La expedición de Wilkes muestra «lo que sucede cuando se tiene un reloj preciso y formas precisas de encontrar la ubicación», dice la conservadora de la exposición Carlene Stephens, «y el gobierno federal invierte mucho dinero en el uso de ese conocimiento». La nación, dice, intentaba «consolidar su posición entre las potencias marítimas del mundo poniendo en práctica esos conocimientos».

Mientras Wilkes y sus hombres atravesaban los océanos en zigzag, rellenando fronteras que sólo habían sido esbozadas a grandes rasgos, reunían una montaña de artefactos: momias, plantas, una flauta nasal, los cuerpos de más de 2.000 aves, un trineo de perros y una capa con plumas de cuervo. Entre los objetos de la exposición de la NASM se encuentran una trompeta de concha samoana, una máscara de cedro tatuada del noroeste del Pacífico y adornos tipo jadel de Nueva Zelanda.

Para cuando Wilkes regresó, en el verano de 1842, había reunido una colección de objetos y datos tan enorme que no había lugar suficiente para ponerla. Con el paso de los años, una parte se regaló y otra se perdió. Luego, en 1858, lo que quedaba encontró un hogar permanente en la Smithsonian Institution -establecida 12 años antes-, donde pasó a formar parte de la colección de la fundación.

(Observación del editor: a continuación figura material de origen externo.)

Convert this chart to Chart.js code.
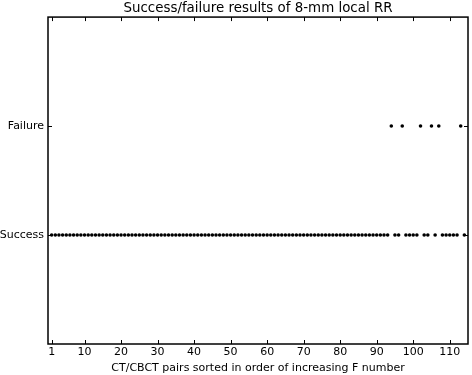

«Una tremenda hazaña de la navegación», dice Stephens, «la expedición amplió el conocimiento de zonas inexploradas del mundo y ayudó a expandir el comercio, la industria y los conocimientos científicos estadounidenses. Cimentó el estatus de la nación como nuevo líder económico mundial».

Wilkes murió en Washington en 1877, y hoy descansa en el Cementerio Nacional de Arlington, justo al otro lado del río Potomac de los frutos de su mayor logro.